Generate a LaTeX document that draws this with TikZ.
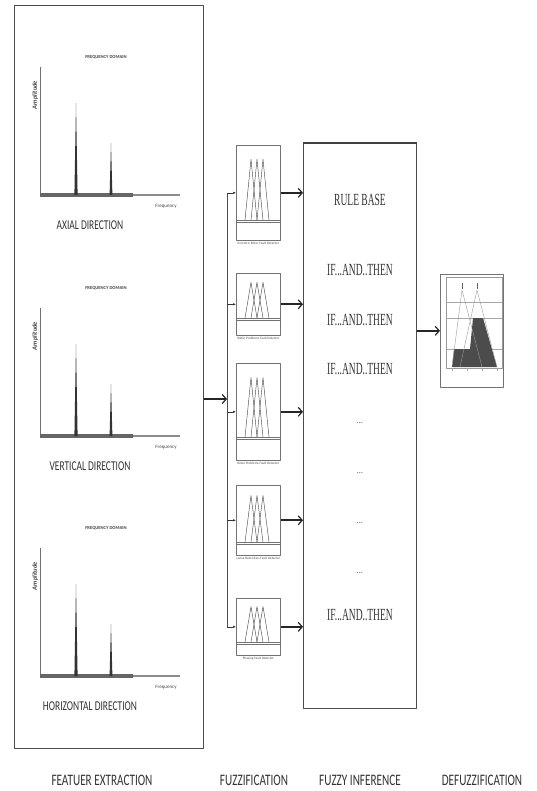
\documentclass[tikz,border=0pt]{standalone}
\usepackage{fontspec}
\setmainfont{Liberation Serif}
\newfontfamily\carlitonarrow[FakeStretch=0.7]{Carlito}
\newfontfamily\carlito{Carlito}
\newfontfamily\serifnarrow[FakeStretch=0.56]{Liberation Serif}
\usetikzlibrary{arrows.meta, positioning}

\begin{document}
\begin{tikzpicture}[x=1pt, y=-1pt, line join=round,
    panel/.style={draw=black!70, line width=0.9pt, inner sep=0pt, anchor=north west},
    fuzzbox/.style={draw=black!55, line width=0.6pt, minimum width=44pt, inner sep=0pt, anchor=north west},
    bigarrow/.style={-{Straight Barb[length=4pt, width=9pt, line width=1.2pt]}, line width=1.8pt, black!85},
    smallarrow/.style={-{Latex[length=3pt, width=2.4pt]}, line width=0.5pt, black!80},
    stage/.style={font=\carlitonarrow\fontsize{16}{16}\selectfont, text=black!80},
    direction/.style={font=\carlitonarrow\fontsize{13.5}{14}\selectfont, text=black!80},
    ruletext/.style={font=\serifnarrow\fontsize{17}{17}\selectfont, text=black!80},
    smalltext/.style={font=\carlito\fontsize{5}{5}\selectfont, text=black!75, inner sep=0pt},
    blocklabel/.style={font=\carlito\fontsize{3.4}{4}\selectfont, text=black!70, inner sep=0.5pt}]

    \useasboundingbox (0,0) rectangle (537,791);

    % Nodes
    \node (feat) [panel, minimum width=189pt, minimum height=743pt] at (14,5) {};
    \node (rule) [panel, minimum width=113pt, minimum height=565pt] at (303,143) {};
    \node (defuzz) [panel, draw=black!55, line width=0.6pt, minimum width=63pt, minimum height=113pt] at (440,274) {};
    \coordinate (busin) at (227,399);

    % spectra
    \foreach \b/\t/\dir in {195/57/AXIAL DIRECTION, 436/288/VERTICAL DIRECTION, 676/528/HORIZONTAL DIRECTION} {
        \node (title\b) [smalltext, font=\carlito\bfseries\fontsize{4.6}{5}\selectfont] at (106,\t) {FREQUENCY DOMAIN};
        \draw[black!55, line width=0.8pt] (40,\b-128) -- (40,\b);
        \fill[black!60] (40,\b-1.6) rectangle (133,\b+1.6);
        \draw[black!45, line width=1.2pt] (133,\b) -- (180,\b);
        \fill[black!80] (74.4,\b) -- (76,\b-92) -- (77.6,\b) -- cycle;
        \fill[black!80] (109.6,\b) -- (111,\b-52) -- (112.4,\b) -- cycle;
        \node (amp\b) [smalltext, font=\carlito\bfseries\itshape\fontsize{6.5}{7}\selectfont, rotate=90] at (35,\b-100) {Amplitude};
        \node (freq\b) [smalltext] at (166,\b+11) {Frequency};
        \node (dir\b) [direction] at (90,\b+30) {\dir};
    }

    % fuzzification blocks
    \foreach \n/\t/\h/\l/\lab in {1/145/95/75/Eccentric Rotor Fault Detector, 2/273/62/45/Stator Problems Fault Detector,
        3/363/97/74/Rotor Problems Fault Detector, 4/485/70/57/Loose Rotor Bars Fault Detector, 5/598/57/44/Phasing Fault Detector} {
        \node (fz\n) [fuzzbox, minimum height=\h pt] at (236,\t) {};
        \node (fzlab\n) [blocklabel, below=1pt of fz\n] {\lab};
        \draw[black!55, line width=0.4pt] (236,\t+\l) -- (280,\t+\l);
        \draw[black!55, line width=0.4pt] (236,\t+\l+2) -- (280,\t+\l+2);
        \foreach \p in {251,257,263}
            \draw[black!70, line width=0.45pt] (\p-6,\t+\l) -- (\p,\t+0.15*\h) -- (\p+6,\t+\l);
    }

    % rule base texts
    \node (rbtitle) [ruletext] at (360,200) {RULE BASE};
    \node (r1) [ruletext] at (360,270) {IF...AND..THEN};
    \node (r2) [ruletext] at (360,320) {IF...AND..THEN};
    \node (r3) [ruletext] at (360,369) {IF...AND..THEN};
    \foreach \y in {423,473,523,573}
        \node (dots\y) [ruletext, font=\serifnarrow\fontsize{11}{11}\selectfont] at (360,\y) {\dots};
    \node (r4) [ruletext] at (360,615) {IF...AND..THEN};
    \draw[black!75, line width=1.8pt] (rule.north west) -- (rule.north east);

    % defuzzification plot
    \draw[black!40, line width=0.4pt] (446,277) rectangle (502,368);
    \foreach \y in {302,318,349}
        \draw[black!35, line width=0.4pt] (446,\y) -- (502,\y);
    \fill[black!70] (452,367) -- (454,349) -- (470,349) -- (473,318) -- (483,318) -- (497,367) -- cycle;
    \draw[black!40, line width=0.4pt] (462,290) -- (452,367) (462,290) -- (482,367)
        (477,290) -- (460,367) (477,290) -- (497,367);
    \draw[black!60, line width=0.6pt] (462,283) -- (462,289) (477,283) -- (477,289);
    \foreach \x in {452,467,482,497}
        \draw[black!35, line width=0.3pt] (\x,368) -- (\x,371);

    % stage labels
    \node (s1) [stage] at (102,780) {FEATUER EXTRACTION};
    \node (s2) [stage] at (254,780) {FUZZIFICATION};
    \node (s3) [stage] at (360,780) {FUZZY INFERENCE};
    \node (s4) [stage] at (482,780) {DEFUZZIFICATION};

    % Links
    \draw[bigarrow] (feat.east |- busin) -- (busin);
    \draw[black!70, line width=0.7pt] (fz1.west -| busin) -- (fz5.west -| busin);
    \foreach \n in {1,...,5} {
        \draw[smallarrow] (fz\n.west -| busin) -- (fz\n.west);
        \draw[bigarrow] (fz\n.east) -- (fz\n.east -| rule.west);
    }
    \draw[bigarrow] (defuzz.west -| rule.east) -- (defuzz.west);
\end{tikzpicture}
\end{document}
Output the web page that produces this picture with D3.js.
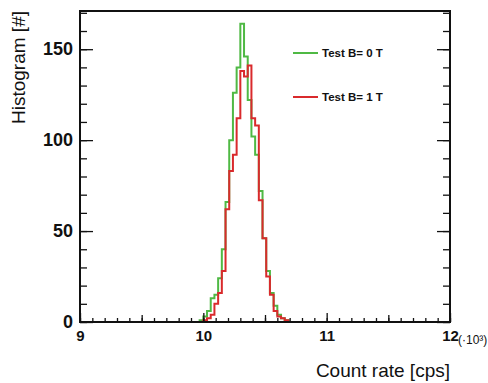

+ + + + +

Without including the pictures, return each record above exactly as it stands.

Generate a LaTeX document that draws this with TikZ.
\documentclass[tikz,border=0pt]{standalone}
\usepackage{fontspec}
\setmainfont{Liberation Serif}
\newfontfamily\carlitonarrow[FakeStretch=0.7]{Carlito}
\newfontfamily\carlito{Carlito}
\newfontfamily\serifnarrow[FakeStretch=0.56]{Liberation Serif}
\usetikzlibrary{arrows.meta, positioning}

\begin{document}
\begin{tikzpicture}[x=1pt, y=-1pt, line join=round,
    panel/.style={draw=black!70, line width=0.9pt, inner sep=0pt, anchor=north west},
    fuzzbox/.style={draw=black!55, line width=0.6pt, minimum width=44pt, inner sep=0pt, anchor=north west},
    bigarrow/.style={-{Straight Barb[length=4pt, width=9pt, line width=1.2pt]}, line width=1.8pt, black!85},
    smallarrow/.style={-{Latex[length=3pt, width=2.4pt]}, line width=0.5pt, black!80},
    stage/.style={font=\carlitonarrow\fontsize{16}{16}\selectfont, text=black!80},
    direction/.style={font=\carlitonarrow\fontsize{13.5}{14}\selectfont, text=black!80},
    ruletext/.style={font=\serifnarrow\fontsize{17}{17}\selectfont, text=black!80},
    smalltext/.style={font=\carlito\fontsize{5}{5}\selectfont, text=black!75, inner sep=0pt},
    blocklabel/.style={font=\carlito\fontsize{3.4}{4}\selectfont, text=black!70, inner sep=0.5pt}]

    \useasboundingbox (0,0) rectangle (537,791);

    % Nodes
    \node (feat) [panel, minimum width=189pt, minimum height=743pt] at (14,5) {};
    \node (rule) [panel, minimum width=113pt, minimum height=565pt] at (303,143) {};
    \node (defuzz) [panel, draw=black!55, line width=0.6pt, minimum width=63pt, minimum height=113pt] at (440,274) {};
    \coordinate (busin) at (227,399);

    % spectra
    \foreach \b/\t/\dir in {195/57/AXIAL DIRECTION, 436/288/VERTICAL DIRECTION, 676/528/HORIZONTAL DIRECTION} {
        \node (title\b) [smalltext, font=\carlito\bfseries\fontsize{4.6}{5}\selectfont] at (106,\t) {FREQUENCY DOMAIN};
        \draw[black!55, line width=0.8pt] (40,\b-128) -- (40,\b);
        \fill[black!60] (40,\b-1.6) rectangle (133,\b+1.6);
        \draw[black!45, line width=1.2pt] (133,\b) -- (180,\b);
        \fill[black!80] (74.4,\b) -- (76,\b-92) -- (77.6,\b) -- cycle;
        \fill[black!80] (109.6,\b) -- (111,\b-52) -- (112.4,\b) -- cycle;
        \node (amp\b) [smalltext, font=\carlito\bfseries\itshape\fontsize{6.5}{7}\selectfont, rotate=90] at (35,\b-100) {Amplitude};
        \node (freq\b) [smalltext] at (166,\b+11) {Frequency};
        \node (dir\b) [direction] at (90,\b+30) {\dir};
    }

    % fuzzification blocks
    \foreach \n/\t/\h/\l/\lab in {1/145/95/75/Eccentric Rotor Fault Detector, 2/273/62/45/Stator Problems Fault Detector,
        3/363/97/74/Rotor Problems Fault Detector, 4/485/70/57/Loose Rotor Bars Fault Detector, 5/598/57/44/Phasing Fault Detector} {
        \node (fz\n) [fuzzbox, minimum height=\h pt] at (236,\t) {};
        \node (fzlab\n) [blocklabel, below=1pt of fz\n] {\lab};
        \draw[black!55, line width=0.4pt] (236,\t+\l) -- (280,\t+\l);
        \draw[black!55, line width=0.4pt] (236,\t+\l+2) -- (280,\t+\l+2);
        \foreach \p in {251,257,263}
            \draw[black!70, line width=0.45pt] (\p-6,\t+\l) -- (\p,\t+0.15*\h) -- (\p+6,\t+\l);
    }

    % rule base texts
    \node (rbtitle) [ruletext] at (360,200) {RULE BASE};
    \node (r1) [ruletext] at (360,270) {IF...AND..THEN};
    \node (r2) [ruletext] at (360,320) {IF...AND..THEN};
    \node (r3) [ruletext] at (360,369) {IF...AND..THEN};
    \foreach \y in {423,473,523,573}
        \node (dots\y) [ruletext, font=\serifnarrow\fontsize{11}{11}\selectfont] at (360,\y) {\dots};
    \node (r4) [ruletext] at (360,615) {IF...AND..THEN};
    \draw[black!75, line width=1.8pt] (rule.north west) -- (rule.north east);

    % defuzzification plot
    \draw[black!40, line width=0.4pt] (446,277) rectangle (502,368);
    \foreach \y in {302,318,349}
        \draw[black!35, line width=0.4pt] (446,\y) -- (502,\y);
    \fill[black!70] (452,367) -- (454,349) -- (470,349) -- (473,318) -- (483,318) -- (497,367) -- cycle;
    \draw[black!40, line width=0.4pt] (462,290) -- (452,367) (462,290) -- (482,367)
        (477,290) -- (460,367) (477,290) -- (497,367);
    \draw[black!60, line width=0.6pt] (462,283) -- (462,289) (477,283) -- (477,289);
    \foreach \x in {452,467,482,497}
        \draw[black!35, line width=0.3pt] (\x,368) -- (\x,371);

    % stage labels
    \node (s1) [stage] at (102,780) {FEATUER EXTRACTION};
    \node (s2) [stage] at (254,780) {FUZZIFICATION};
    \node (s3) [stage] at (360,780) {FUZZY INFERENCE};
    \node (s4) [stage] at (482,780) {DEFUZZIFICATION};

    % Links
    \draw[bigarrow] (feat.east |- busin) -- (busin);
    \draw[black!70, line width=0.7pt] (fz1.west -| busin) -- (fz5.west -| busin);
    \foreach \n in {1,...,5} {
        \draw[smallarrow] (fz\n.west -| busin) -- (fz\n.west);
        \draw[bigarrow] (fz\n.east) -- (fz\n.east -| rule.west);
    }
    \draw[bigarrow] (defuzz.west -| rule.east) -- (defuzz.west);
\end{tikzpicture}
\end{document}
Output the web page that produces this picture with D3.js.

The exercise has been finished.